If you are a small business owner and made payments to independent contractors, it is likely that this post will be applicable to you, and what you need to do to protect yourself and your business from penalties.
Before we begin, what is a “Form 1099-MISC”?
A Form 1099-MISC is used to report payments for services made by your business typically to your independent contractors. You will be required to file the form if those payments total $600 or more for the tax year for any individual. Typical payments include rents (Box1), royalties (Box 2), and compensation to independent contractors (Box 7), such as consultants, web designers, accountants, lawyers, and cleaning services.
What if you don’t file? Penalties.
Missing an IRS deadline is worrisome at best and financially crippling at worse.
Here are the penalties the IRS will be assessing on each form you do not file timely:
$50 per information return if you correctly file within 30 days; maximum penalty $532,000 per year ($186,000 for small businesses).
$100 per information return if you correctly file more than 30 days after the due date but by August 1; maximum penalty $1,596,500 per year ($532,000 for small businesses).
$260 per information return if you file after August 1 or you do not file required information returns; maximum penalty $3,193,000 per year ($1,064,000 for small businesses).
If failure to file was intentional, the minimum penalty is $530 per information return with no maximum to the total penalty.
How would the IRS know that you didn’t file your Form(s) 1099-MISC?
When you file your individual income tax return, Form 1040, you will need to attach a “Schedule C - Profit or Loss from Business” with your filing.

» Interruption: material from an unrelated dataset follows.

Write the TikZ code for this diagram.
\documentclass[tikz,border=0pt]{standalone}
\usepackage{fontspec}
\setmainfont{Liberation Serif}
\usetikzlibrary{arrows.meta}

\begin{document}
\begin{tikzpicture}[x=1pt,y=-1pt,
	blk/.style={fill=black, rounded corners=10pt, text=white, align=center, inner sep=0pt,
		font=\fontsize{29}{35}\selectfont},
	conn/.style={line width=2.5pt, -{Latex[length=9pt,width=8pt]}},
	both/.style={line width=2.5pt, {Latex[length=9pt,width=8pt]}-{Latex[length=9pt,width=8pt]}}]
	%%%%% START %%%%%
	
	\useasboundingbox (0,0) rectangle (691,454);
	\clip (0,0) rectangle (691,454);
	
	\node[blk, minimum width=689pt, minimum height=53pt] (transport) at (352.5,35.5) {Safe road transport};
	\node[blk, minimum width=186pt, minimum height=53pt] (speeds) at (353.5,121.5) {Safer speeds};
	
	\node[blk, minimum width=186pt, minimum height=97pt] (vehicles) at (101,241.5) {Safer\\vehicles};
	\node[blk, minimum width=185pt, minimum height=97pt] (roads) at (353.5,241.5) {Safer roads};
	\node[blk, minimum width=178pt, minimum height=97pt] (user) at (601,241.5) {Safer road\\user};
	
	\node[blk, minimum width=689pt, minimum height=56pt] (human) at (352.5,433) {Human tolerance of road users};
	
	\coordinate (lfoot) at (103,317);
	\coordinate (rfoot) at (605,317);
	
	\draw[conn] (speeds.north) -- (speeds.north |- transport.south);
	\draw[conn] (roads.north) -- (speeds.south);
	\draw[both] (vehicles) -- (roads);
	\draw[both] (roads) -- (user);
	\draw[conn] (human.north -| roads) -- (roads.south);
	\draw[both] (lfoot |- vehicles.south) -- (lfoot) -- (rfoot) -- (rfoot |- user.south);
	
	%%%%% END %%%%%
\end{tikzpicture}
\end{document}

This schedule will report all gross income and expenses related to the operation of your business/profession as a sole proprietor or single member LLC.
For your 2016 filings, the schedule will ask you a series of questions (indicated in the image above):
Did you make any payments in 2016 that would require you to file Form(s) 1099?
If yes, did you or will you file required Form(s) 1099?
Again, if you made payments to any person(s) in the amount of $600 or more for services, you are required to file and issue a Form 1099-MISC.
To report expenses for all your independent contractors, you will provide that information on Schedule C box 11 for “contract labor”, if the amount in this box is relatively high and your answers to the above mentioned questions are “No”, then your return might actually be subject to scrutiny by the IRS for not filing your forms.
What are the filing deadlines?
Beginning in 2017, If you're filing Form 1099-Misc and have amounts to report in Box 7: Nonemployee Compensation, the new filing deadline is January 31, 2017.
For all other reportable amounts (no amount in Box 7), your filing deadline remains February 28 for all paper filings or March 31 for all electronic filings.